Earlier in the year, the House passed HB 2052 and HB 2161, bills to close this year's budget gap. It did so by borrowing funds, but did not include additional cuts to existing programs, and did not include selling off the Big Tobacco settlement that provides millions every year for early childhood programs. The bill sat while Senate leadership tried to pass their own set of bills that would have repealed some of the Governor's tax policies, and also closed the budget gap. But part of their strategy was to further cut public education, to the tune of $125 million. This last was met with resistance, and rather than proceed and fail, Senate leadership chose to pull the bills and pout.
Finally, last week, they began to work the House bill, and after another attempt by Senate leadership to cut spending failed (and failed, and failed), passed their version of HB 2052. There are differences with the House version, and a committee of both chambers is expected to meet this week to work out the differences.
So, despite repeated attempts to continue cutting K-12 education, it seems a plan is moving ahead to balance this year's budget without doing so.
What about school funding?
Public school funding is the big wrench in the process. Brownback and his allies were hopeful that they could continue to find savings by underfunding schools, but the Supreme Court's decision has trumped that. While several plans have been introduced, one the excellent HB 2270, there has been little movement. Reportedly this week will bring bills and debate in the House, at least in committee, while the Senate sits and watches. There is still some question about how much money is needed to satisfy the Court's ruling, with estimates as high as $800 million. That number will be part of the debate moving forward.
So, how about fixing our revenue problem permanently?
Well, in the election in 2016 the voters sent new and veteran legislators a resounding message: fix the revenue problem, turn back Brownback's tax policies, and make Kansas better than "great" again. The message was direct, but the process has been anything but.
In December, before the Legislature began this session, MainStream was proud to support the collaborative "Rise Up" plan to fix the budget. This plan included rolling back Brownback's policies, protecting our infrastructure funds from future highway robbery, and restoring three tax brackets. It also lowered food sales tax, but raised the tax on gas, among other provisions. Although this bill was introduced as HB 2237, it did not advance out of committee.
In early February, after passing the recission bill above, the House worked to create legislation that would fix the revenue problems for good. HB 2178 repealed the Brownback policies, restored three tax brackets, and set the state on a path to solvency. The bill passed both chambers by wide margins, and was sent to the Governor's desk in late February. When Governor Brownback predictably vetoed it, the Kansas House overturned the veto, but the Kansas Senate fell three votes short.

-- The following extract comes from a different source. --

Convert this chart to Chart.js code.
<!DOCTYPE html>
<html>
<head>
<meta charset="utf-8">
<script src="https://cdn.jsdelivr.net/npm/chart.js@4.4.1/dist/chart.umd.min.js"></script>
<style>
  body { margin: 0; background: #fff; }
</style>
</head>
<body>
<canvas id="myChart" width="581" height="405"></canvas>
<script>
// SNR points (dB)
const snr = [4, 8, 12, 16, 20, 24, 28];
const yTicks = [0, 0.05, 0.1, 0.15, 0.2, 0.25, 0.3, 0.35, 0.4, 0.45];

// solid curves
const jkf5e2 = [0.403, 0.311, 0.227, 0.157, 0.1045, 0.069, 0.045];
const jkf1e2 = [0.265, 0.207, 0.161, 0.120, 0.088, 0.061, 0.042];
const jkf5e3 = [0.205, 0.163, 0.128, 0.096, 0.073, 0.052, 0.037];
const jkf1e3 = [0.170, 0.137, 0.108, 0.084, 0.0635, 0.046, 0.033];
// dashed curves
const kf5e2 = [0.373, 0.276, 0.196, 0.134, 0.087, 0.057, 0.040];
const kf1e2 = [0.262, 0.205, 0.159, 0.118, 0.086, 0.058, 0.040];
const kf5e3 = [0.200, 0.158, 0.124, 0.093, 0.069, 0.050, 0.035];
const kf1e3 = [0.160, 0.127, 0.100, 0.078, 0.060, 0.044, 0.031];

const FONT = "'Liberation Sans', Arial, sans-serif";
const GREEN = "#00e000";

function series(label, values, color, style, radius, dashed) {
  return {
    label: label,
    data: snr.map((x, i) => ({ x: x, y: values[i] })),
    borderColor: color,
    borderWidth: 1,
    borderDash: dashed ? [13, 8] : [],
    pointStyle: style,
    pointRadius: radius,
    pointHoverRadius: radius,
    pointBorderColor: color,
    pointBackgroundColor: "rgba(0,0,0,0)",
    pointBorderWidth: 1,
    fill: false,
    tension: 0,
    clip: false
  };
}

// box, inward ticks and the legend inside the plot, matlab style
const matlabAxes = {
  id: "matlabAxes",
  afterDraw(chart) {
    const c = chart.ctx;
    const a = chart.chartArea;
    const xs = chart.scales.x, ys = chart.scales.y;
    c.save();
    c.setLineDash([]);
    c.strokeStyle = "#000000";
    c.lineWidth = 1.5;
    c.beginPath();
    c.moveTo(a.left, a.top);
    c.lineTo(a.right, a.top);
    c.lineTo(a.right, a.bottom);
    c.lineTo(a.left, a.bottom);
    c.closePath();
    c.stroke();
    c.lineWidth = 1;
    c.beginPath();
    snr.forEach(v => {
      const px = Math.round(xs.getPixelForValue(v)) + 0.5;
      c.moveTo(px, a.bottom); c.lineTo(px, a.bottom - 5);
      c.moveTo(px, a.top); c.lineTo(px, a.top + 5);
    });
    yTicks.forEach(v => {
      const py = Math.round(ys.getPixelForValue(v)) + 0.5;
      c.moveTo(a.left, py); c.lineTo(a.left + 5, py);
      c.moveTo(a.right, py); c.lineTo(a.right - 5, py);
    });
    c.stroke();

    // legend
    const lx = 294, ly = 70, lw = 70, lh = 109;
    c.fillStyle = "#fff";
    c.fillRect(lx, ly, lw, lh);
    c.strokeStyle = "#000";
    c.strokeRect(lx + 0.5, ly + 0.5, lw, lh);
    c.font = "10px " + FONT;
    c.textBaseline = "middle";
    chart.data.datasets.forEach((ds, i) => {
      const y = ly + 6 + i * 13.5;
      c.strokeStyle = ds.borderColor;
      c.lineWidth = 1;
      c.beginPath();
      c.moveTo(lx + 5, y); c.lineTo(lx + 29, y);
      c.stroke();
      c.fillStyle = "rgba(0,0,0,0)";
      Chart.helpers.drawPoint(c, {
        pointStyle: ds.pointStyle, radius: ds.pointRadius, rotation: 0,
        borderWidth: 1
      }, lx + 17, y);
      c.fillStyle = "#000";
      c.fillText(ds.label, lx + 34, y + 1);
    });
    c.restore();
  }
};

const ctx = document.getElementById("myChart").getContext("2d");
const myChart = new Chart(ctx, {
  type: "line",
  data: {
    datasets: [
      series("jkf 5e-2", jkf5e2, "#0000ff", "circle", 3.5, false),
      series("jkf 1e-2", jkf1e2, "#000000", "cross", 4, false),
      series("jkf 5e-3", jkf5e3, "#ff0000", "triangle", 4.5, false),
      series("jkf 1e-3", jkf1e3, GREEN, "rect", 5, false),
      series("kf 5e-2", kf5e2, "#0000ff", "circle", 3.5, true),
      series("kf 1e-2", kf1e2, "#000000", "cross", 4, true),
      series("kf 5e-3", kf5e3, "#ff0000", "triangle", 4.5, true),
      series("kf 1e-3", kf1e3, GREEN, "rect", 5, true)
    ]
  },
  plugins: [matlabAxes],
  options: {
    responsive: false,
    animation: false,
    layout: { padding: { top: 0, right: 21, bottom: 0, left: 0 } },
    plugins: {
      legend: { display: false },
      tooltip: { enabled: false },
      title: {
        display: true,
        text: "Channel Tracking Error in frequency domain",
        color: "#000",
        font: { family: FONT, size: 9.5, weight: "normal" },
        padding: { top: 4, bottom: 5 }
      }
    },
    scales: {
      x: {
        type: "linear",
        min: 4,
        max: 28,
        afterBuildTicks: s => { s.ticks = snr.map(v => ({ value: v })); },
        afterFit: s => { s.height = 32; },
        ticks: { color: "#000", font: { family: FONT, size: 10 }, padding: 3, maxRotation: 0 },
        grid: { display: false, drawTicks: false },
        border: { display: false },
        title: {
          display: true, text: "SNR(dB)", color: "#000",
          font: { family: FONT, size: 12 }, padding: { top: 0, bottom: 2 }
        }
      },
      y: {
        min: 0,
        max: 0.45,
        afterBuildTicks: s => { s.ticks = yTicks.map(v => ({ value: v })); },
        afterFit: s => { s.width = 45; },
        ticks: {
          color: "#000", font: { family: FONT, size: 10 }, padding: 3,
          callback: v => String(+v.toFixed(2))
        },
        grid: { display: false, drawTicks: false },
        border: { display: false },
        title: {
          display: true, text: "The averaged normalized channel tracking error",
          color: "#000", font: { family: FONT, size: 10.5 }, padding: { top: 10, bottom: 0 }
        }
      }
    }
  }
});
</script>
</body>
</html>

So much for new revenue policy.
Since then, it has been unclear what strategy legislators are pursuing. Some extremists calling themselves the "Truth Caucus" are threatening a "flat tax" proposal, reducing Kansas tax brackets to one, which hits low and middle income Kansans with a heavier burden than the highest earners. Waiting in the wings is SB 215, basically the same bill as HB 2178 that almost overcame the veto, but with revenue changes starting in 2018, instead of 2017, ensuring more cuts to come in next year's session.
So, where are we now?
It looks like a plan is in place to get out of 2017 with a balanced budget, and no new cuts. But a school finance plan is just getting started, and will affect future budget years to a great degree. A solution to the state's ongoing revenue problems, forced on us by the Governor's tax policies, is still up in the air, and will need to take increased school funding into account.
One step forward, two steps yet to go.